Yeah - I don't understand this argument either. A few of my friends moved into the Discovery zone because they wanted their kids to go there. One friend loved Tuckohoe and moved there. What's the difference? ASFS was never a "choice" school.

Yes, i think that this is where the big disconnect is. People who lived outside of Key/ASFS viewed ASFS and Key as "choice" schools within the team. By that reasoning, Taylor was a "choice" school and so was Jamestown. ASFS was always a neighborhood school (or at least it was for the past five years that I've lived in that zone and had kids there). 80% of the kids that attend there live in the Key/ASFS neighborhood.
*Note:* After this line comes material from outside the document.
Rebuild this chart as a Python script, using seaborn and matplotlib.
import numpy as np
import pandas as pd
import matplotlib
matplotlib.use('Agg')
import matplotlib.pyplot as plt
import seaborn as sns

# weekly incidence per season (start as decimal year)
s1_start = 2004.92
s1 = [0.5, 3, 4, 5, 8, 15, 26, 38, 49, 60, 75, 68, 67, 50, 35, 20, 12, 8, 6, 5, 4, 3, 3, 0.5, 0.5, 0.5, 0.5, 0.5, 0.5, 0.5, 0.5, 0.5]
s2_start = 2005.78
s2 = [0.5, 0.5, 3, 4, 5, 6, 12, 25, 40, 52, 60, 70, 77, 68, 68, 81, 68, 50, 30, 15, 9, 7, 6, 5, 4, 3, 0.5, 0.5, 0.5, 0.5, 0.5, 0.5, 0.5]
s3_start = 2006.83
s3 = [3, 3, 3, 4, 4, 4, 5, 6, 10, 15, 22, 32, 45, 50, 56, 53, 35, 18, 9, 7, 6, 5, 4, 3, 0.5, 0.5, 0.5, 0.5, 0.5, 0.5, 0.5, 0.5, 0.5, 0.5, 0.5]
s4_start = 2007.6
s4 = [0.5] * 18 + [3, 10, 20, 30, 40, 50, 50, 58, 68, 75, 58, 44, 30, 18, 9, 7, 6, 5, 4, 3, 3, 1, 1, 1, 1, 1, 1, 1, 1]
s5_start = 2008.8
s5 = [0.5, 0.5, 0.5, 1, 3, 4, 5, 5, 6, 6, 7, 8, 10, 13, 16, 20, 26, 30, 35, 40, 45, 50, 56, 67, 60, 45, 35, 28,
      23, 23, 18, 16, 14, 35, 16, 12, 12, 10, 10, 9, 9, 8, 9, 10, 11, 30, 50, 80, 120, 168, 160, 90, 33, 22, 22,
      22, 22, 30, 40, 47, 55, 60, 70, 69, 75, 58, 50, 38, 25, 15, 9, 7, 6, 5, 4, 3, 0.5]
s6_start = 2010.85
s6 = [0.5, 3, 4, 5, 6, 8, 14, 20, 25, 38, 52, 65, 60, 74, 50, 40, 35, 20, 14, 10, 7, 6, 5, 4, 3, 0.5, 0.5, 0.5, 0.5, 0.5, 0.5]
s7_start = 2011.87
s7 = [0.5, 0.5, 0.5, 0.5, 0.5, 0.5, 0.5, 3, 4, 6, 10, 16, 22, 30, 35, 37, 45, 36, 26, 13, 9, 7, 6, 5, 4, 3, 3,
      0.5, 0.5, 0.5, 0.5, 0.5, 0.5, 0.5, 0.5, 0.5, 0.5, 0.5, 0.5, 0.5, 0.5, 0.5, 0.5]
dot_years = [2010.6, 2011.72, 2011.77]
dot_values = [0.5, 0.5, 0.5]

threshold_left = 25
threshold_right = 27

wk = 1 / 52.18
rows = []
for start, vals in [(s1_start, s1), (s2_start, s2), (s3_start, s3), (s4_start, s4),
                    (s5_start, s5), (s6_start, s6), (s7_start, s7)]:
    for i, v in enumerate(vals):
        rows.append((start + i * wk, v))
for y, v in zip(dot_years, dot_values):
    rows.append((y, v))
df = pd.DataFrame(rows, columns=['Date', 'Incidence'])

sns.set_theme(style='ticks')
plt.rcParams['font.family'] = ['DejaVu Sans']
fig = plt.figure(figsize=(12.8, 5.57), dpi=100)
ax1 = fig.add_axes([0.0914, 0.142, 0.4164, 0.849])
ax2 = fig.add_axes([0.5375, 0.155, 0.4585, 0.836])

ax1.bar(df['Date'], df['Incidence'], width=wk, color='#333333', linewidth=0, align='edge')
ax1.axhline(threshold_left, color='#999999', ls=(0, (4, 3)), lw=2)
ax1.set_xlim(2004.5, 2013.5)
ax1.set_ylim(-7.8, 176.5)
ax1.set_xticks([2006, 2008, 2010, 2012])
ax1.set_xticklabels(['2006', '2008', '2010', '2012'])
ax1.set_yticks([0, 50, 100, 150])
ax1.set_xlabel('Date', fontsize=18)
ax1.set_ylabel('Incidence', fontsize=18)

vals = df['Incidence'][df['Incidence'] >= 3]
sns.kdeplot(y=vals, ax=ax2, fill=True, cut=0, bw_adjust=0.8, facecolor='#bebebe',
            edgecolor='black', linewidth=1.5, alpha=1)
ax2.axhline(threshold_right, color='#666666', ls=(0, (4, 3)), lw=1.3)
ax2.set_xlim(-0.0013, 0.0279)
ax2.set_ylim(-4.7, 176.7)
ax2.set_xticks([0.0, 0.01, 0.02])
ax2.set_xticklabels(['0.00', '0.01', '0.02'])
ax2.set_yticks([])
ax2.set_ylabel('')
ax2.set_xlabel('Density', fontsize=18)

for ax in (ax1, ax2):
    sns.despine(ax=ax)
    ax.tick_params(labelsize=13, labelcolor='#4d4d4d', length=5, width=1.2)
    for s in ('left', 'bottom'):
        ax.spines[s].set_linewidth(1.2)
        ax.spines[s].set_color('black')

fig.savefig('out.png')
APS staff always called it our neighborhood school (for example when I was doing early intervention). I've had three kids at that school over the past five years, and I can say without a doubt that there is nothing different about the curriculum other than an extra hour of science a week. They have a couple of extra science activities during the year, like outside the box day, but I don't think its as emphasized as people claim it is here. Its super diverse and very academically rigorous, which is why we chose to live there and send our kids there, but its just a neighborhood school that for some reason sits outside its neighborhood. I would totally support it switching buildings with key (assuming all of the administration and teachers transferred as well) because then it would sit in the neighborhood.
Anonymous
Anonymous wrote:
I have toddlers, so we absolutely factored in schools. That's why we weren't looking in Alexandria or DC. I just don't think ASFS is any better than Taylor or Long Branch, which are geographically the closest schools after Key and ASFS. We will be fine in any of them, but prefer a neighborhood school.


And indeed, they aren't, but that doesn't mean some people don't fixate on ASFS. It doesn't make sense, but it happens, because people are -- brace yourself-- not always logical in their decisionmaking.